Section of Litigation Leaders Agree with Decision

“The court got it right,” opines John M. Barkett, Miami, FL, cochair of the ABA Section of Litigation’s Ethics & Professionalism Committee. “These guys were doomed either way. The lawyer obviously should not have talked to the clerk.”

“The die was cast at the trial court level. The decision, in fact, was restrained, all things considered. The court let the egregious facts speak for themselves. The misconduct here could fill volumes more,” agrees Laura K. Lin, San Francisco, CA, cochair of the Section of Litigation’s Ethics & Professionalism Committee.

Section leaders believe that there are a number of lessons to be learned from the opinion. First, “the lawyer should not have wasted any time when it came to the settlement. There is an obligation to be diligent.
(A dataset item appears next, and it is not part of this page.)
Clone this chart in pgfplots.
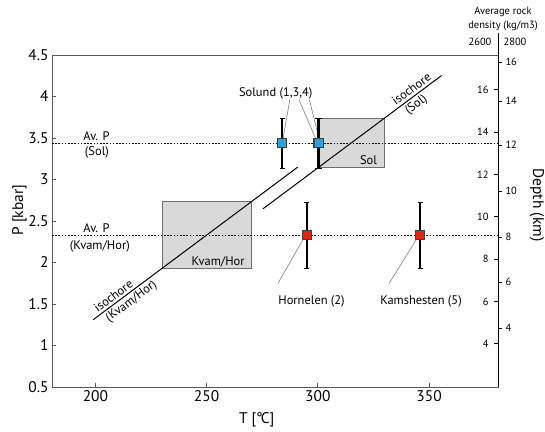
\documentclass[border=0pt]{standalone}
\usepackage{pgfplots}
\pgfplotsset{compat=1.18}
\usepackage{fontspec}
\setmainfont{PT Sans}
\definecolor{solblue}{HTML}{29A3DC}
\definecolor{hred}{HTML}{E2231A}
\definecolor{boxfill}{HTML}{D9D9D9}
\definecolor{boxedge}{HTML}{6E6E6E}
\definecolor{axgray}{HTML}{5A5A5A}
\definecolor{leader}{HTML}{808080}
\newcommand{\tk}{\fontsize{15.5}{17}\selectfont}
\newcommand{\an}{\fontsize{12.5}{14}\selectfont}
\newcommand{\sm}{\fontsize{10.5}{14}\selectfont}
\begin{document}
\begin{tikzpicture}
\useasboundingbox (0,0) rectangle (545bp,432bp);
\pgfplotsset{base/.style={at={(52bp,45bp)}, anchor=south west, scale only axis,
  width=446bp, height=332bp, xmin=180.5, xmax=381, ymin=0.5, ymax=4.5,
  /pgf/number format/assume math mode=true}}
\begin{axis}[base, clip=false,
  axis line style={axgray, line width=0.9bp},
  tick pos=left, tick align=inside, major tick length=4bp,
  tick style={axgray, line width=0.8bp},
  xtick={200,250,300,350}, ytick={0.5,1,1.5,2,2.5,3,3.5,4,4.5},
  ticklabel style={font=\tk},
  xlabel={T [\kern-0.3pt°\kern-1.8ptC]}, ylabel={P [kbar]},
  label style={font=\tk},
  xlabel style={at={(axis description cs:0.459,-0.099)}, anchor=center},
  ylabel style={at={(axis description cs:-0.073,0.533)}, anchor=center},
]
% P-T boxes
\addplot[fill=boxfill, draw=boxedge, line width=0.9bp] coordinates {(230,1.93) (270,1.93) (270,2.73) (230,2.73)} --cycle;
\addplot[fill=boxfill, draw=boxedge, line width=0.9bp] coordinates {(300,3.14) (330,3.14) (330,3.74) (300,3.74)} --cycle;
% isochores
\addplot[black, line width=1bp] coordinates {(199,1.31) (291,3.15)};
\addplot[black, line width=1bp] coordinates {(275.3,2.646) (355.6,4.252)};
% average pressures
\addplot[black, line width=0.8bp, dash pattern=on 1.6bp off 1.6bp] coordinates {(180.5,3.44) (381,3.44)};
\addplot[black, line width=0.8bp, dash pattern=on 1.6bp off 1.6bp] coordinates {(180.5,2.33) (381,2.33)};
% leader lines
\addplot[leader, line width=0.6bp] coordinates {(287.4,3.96) (284.4,3.50)};
\addplot[leader, line width=0.6bp] coordinates {(291.6,3.96) (298.9,3.50)};
\addplot[leader, line width=0.6bp] coordinates {(296.2,3.96) (300.5,3.50)};
\addplot[leader, line width=0.6bp] coordinates {(293.4,2.28) (282.1,1.75)};
\addplot[leader, line width=0.6bp] coordinates {(344.4,2.28) (332.1,1.75)};
% Solund samples
\addplot[only marks, mark=square*, mark size=4.5bp, mark options={fill=solblue, draw=black!75, line width=0.7bp},
  error bars/.cd, y dir=both, y explicit,
  error bar style={black, line width=1.6bp},
  error mark options={black, line width=0.6bp, mark size=2.5bp, rotate=90}]
  coordinates {(284,3.44) +- (0,0.3) (299.8,3.44) +- (0,0.3) (300.6,3.44) +- (0,0.3)};
% Hornelen and Kamshesten samples
\addplot[only marks, mark=square*, mark size=4.5bp, mark options={fill=hred, draw=black!75, line width=0.7bp},
  error bars/.cd, y dir=both, y explicit,
  error bar style={black, line width=1.6bp},
  error mark options={black, line width=0.6bp, mark size=2.5bp, rotate=90}]
  coordinates {(295,2.33) +- (0,0.4) (346,2.33) +- (0,0.4)};
% annotations
\node[font=\an] at (axis cs:200.5,3.524) {Av. P};
\node[font=\an] at (axis cs:200.7,3.325) {(Sol)};
\node[font=\an] at (axis cs:200.5,2.416) {Av. P};
\node[font=\an] at (axis cs:202,2.199) {(Kvam/Hor)};
\node[font=\an, anchor=base east, xshift=-3bp, yshift=3bp] at (axis cs:270,1.93) {Kvam/Hor};
\node[font=\an, anchor=base east, xshift=-4bp, yshift=3bp] at (axis cs:330,3.14) {Sol};
\node[font=\an] at (axis cs:281.1,4.04) {Solund (1,3,4)};
\node[font=\an] at (axis cs:297.2,1.53) {Hornelen (2)};
\node[font=\an] at (axis cs:346.4,1.53) {Kamshesten (5)};
\node[font=\an, rotate=36.7, anchor=south, inner sep=2.5bp] at (axis cs:210,1.53) {isochore};
\node[font=\an, rotate=36.7, anchor=north, inner sep=2.5bp] at (axis cs:214,1.61) {(Kvam/Hor)};
\node[font=\an, rotate=36.7, anchor=south, inner sep=2.5bp] at (axis cs:344,4.02) {isochore};
\node[font=\an, rotate=36.7, anchor=north, inner sep=2.5bp] at (axis cs:342,3.98) {(Sol)};
\end{axis}
% depth scale for 2800 kg/m3
\begin{axis}[base, axis x line=none, axis y line*=right,
  axis line style={black, line width=1bp},
  ytick={1.211,1.765,2.307,2.861,3.416,3.946,4.416},
  yticklabels={4,6,8,10,12,14,16},
  tick align=outside, major tick length=4bp, tick style={black, line width=0.8bp},
  yticklabel style={font=\sm}]
\end{axis}
% depth scale for 2600 kg/m3
\begin{axis}[base, axis x line=none, axis y line*=right,
  axis line style={black, line width=1bp},
  ytick={1.020,1.530,2.040,2.550,3.060,3.570,4.080},
  yticklabels={4,6,8,10,12,14,16},
  tick align=inside, major tick length=4bp, tick style={black, line width=0.8bp},
  yticklabel style={font=\sm, anchor=east, xshift=-6bp}]
\end{axis}
\node[font=\sm, align=center] at (503bp,413bp) {Average rock\\density (kg/m3)};
\node[font=\sm] at (480bp,390bp) {2600};
\node[font=\sm] at (515bp,390bp) {2800};
\draw[black, line width=1bp] (498bp,399bp) -- (498bp,377bp);
\node[font=\tk, rotate=-90] at (537bp,227bp) {Depth (km)};
\end{tikzpicture}
\end{document}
The lawyer should have talked to the client right away about the settlement offer,” counsels Barkett.

“The lessons are bountiful,” agrees Lin. “Do not engage in improper ex parte communications with the court, do not withhold nonprivileged information from opposing counsel, and disclose any potential conflicts to clients immediately,” she warns.

Section leaders agree that plaintiffs’ counsel could have avoided a complete loss of fees by tracking time. “Most courts will reward a lawyer’s efforts in quantum meruit, but the burden is on the party to demonstrate the value of their services,” notes Barkett.

“Plaintiffs’ counsel could have prepared appropriate time records, but those should not be submitted for the first time on appeal,” states Lin. “As an additional practical tip, this opinion suggests that attorneys working on contingency should include a provision, as these plaintiffs’ counsel did, expressly contemplating how fees should be paid even in the event of a termination for cause,” she counsels.

In the final analysis, “this precedent grants courts broad and considerable discretion to fashion an appropriate fee award—including down to nothing—following a client’s termination of their counsel,” contines Lin. “Breaches of fiduciary duty by an attorney may qualify as ‘unclean hands’ sufficient to bar any fee award, even following years of work and a successfully litigated trial. That’s a harsh outcome, but a just one,” she concludes.